Well, it sounds to me like this is two separate items: (1+2), (3).

For (3) there is the pgsql-docs mailing list. If you have
additions/changes, that's the place you want. Submissions in text are
fine, you don't need to worry about SGML formatting, but do discuss them
first. The documentation relies on people saying "I don't think this bit
is clear", so help is always welcome.

For (1+2) it sounds like what you actually want is a "native binary for
my application" protocol rather than "internal binary format" which is
sort of what's available now. Clearly "application binary" is an
addition rather than a replacement (unless everyone using binary
transfers thinks it's so much better they're happy to switch immediately).

A few obvious questions leap out at me:
1. What languages are you seeking to target: just "C"?
2. What platforms are you seeking to target: intel 32 bit? 64 bit?
powerpc? arm?
3. How much do I gain (and lose) over text transfer, and under what
circumstances?
4. What will happen with custom/user-defined types? Will they need their
own "adaptor" written to support this?

Crucially, I think you want to demonstrate #3 - that there's a clear
gain for all the work that's involved in defining a separate transfer
encoding. If you can demonstrate the gains are felt by all the
Perl/PHP/Java applications too that'd obviously help.

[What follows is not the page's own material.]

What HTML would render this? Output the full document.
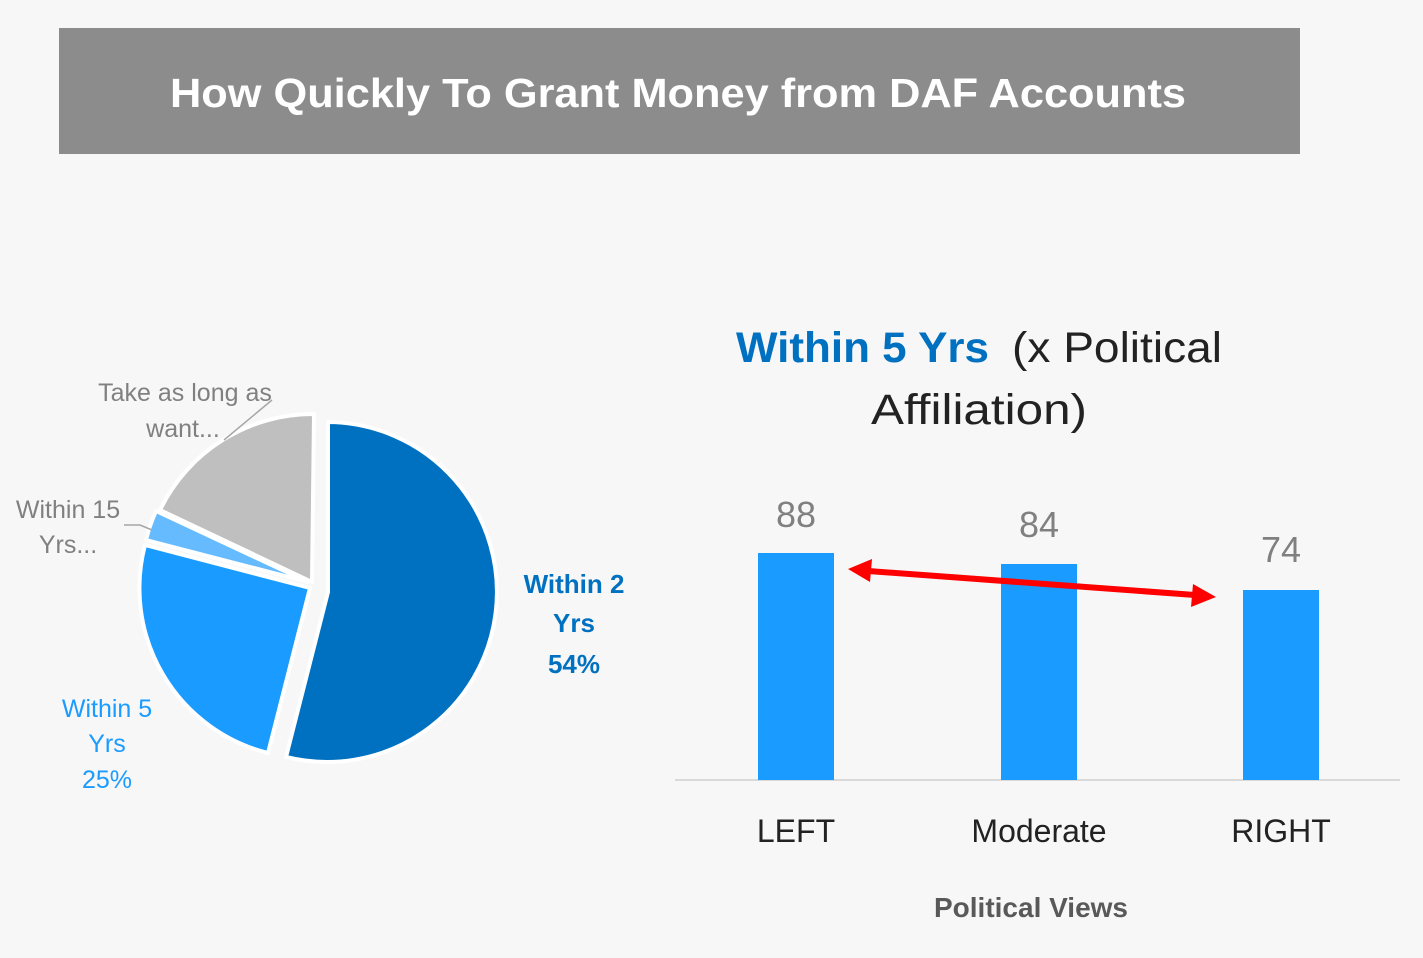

Bear in mind I'm just another user of PostgreSQL, not a developer, so
you could do everything I've said and still not interest core in making
changes. However, I've seen a lot of changes come and go and I think
you'll need to make progress on those 4 points to get anywhere.

--
Richard Huxton
Archonet Ltd


From: "Merlin Moncure" <mmoncure(at)gmail(dot)com>
To: "Wilhansen Li" <willi(dot)t1(at)gmail(dot)com>
Cc: pgsql-hackers(at)postgresql(dot)org
Subject: Re: libpq and Binary Data Formats
Date: 2007-06-05 14:45:35
Message-ID: b42b73150706050745q5d2e04a0gf0b0a01bbadbf1e3@mail.gmail.com
Views: Raw Message | Whole Thread | Download mbox | Resend email
Lists: pgsql-hackers

On 6/4/07, Wilhansen Li <willi(dot)t1(at)gmail(dot)com> wrote:
> First of all, apologies if this was not meant to be a feedback/wishlist
> mailing list.
>
> Binary formats in libpq has been (probably) a long issue (refer to the
> listings below) and I want to express my hope that the next
> revision of PostgreSQL would have better support for binary data types in
> libpq. I am in no doubt that those binary vs. text debates sprouted because
> of PostgreSQL's (or rather libpq's) ambiguity when it comes to binary data
> support. One instance is the documentation itself: it didn't really say
> (correct me if I'm wrong) that binary data is poorly/not supported and that
> textual data is preferred. Moreover, those ambiguities are only cleared up
> in mailing lists/irc/forums which make it seem that the arguments for text
> data is just an excuse to not have proper support for binary data ( e.x.
> C:"Elephant doesn't support Hammer!" P: "You don't really need Hammer (we
> don't support it yet), you can do it with Screwdriver."). This is not meant
> to be a binary vs. text post so I'll reserve my comments for them.
> Nevertheless, they each have their own advantages and disadvantages
> especially when it comes to strongly typed languages that neither shouldn't
> be ignored.
>
> I am well-aware of the problems associated with binary formats and
> backward/forward compatibility:
> http://archives.postgresql.org/pgsql-hackers/1999-08/msg00374.php
> but nevertheless, that shouldn't stop PostgreSQL/libpq's
> hardworking developers from coming up with a solution. The
> earling link showed the interest of using CORBA to handle PostgreSQL objects
> but I belive that it's an overkill and would like to propose using ASN.1
> instead. However, what's important is not really the binary/text
> representation. If we look again the the list below, not everyone need
> binary formats just for speed and efficiency, rather, they need it to be
> able to easily manipulate data. In other words, the interfaces to extract
> data is also important.

Personally, I wouldn't mind seeing the libpq API extended to support
arrays and record structures. PostgreSQL 8.3 is bringing arrays of
composite types and the lack of client side support of these
structures is becoming increasingly glaring. If set up with
text/binary switch, this would deal with at least part of your
objections.

I think most people here would agree that certain aspects of the
documentation of binary formats are a bit weak and could use
improvement (although, it's possible that certain formats were
deliberately not documented because they may change). A classy move
would be to make specific suggestions in -docs and produce a patch.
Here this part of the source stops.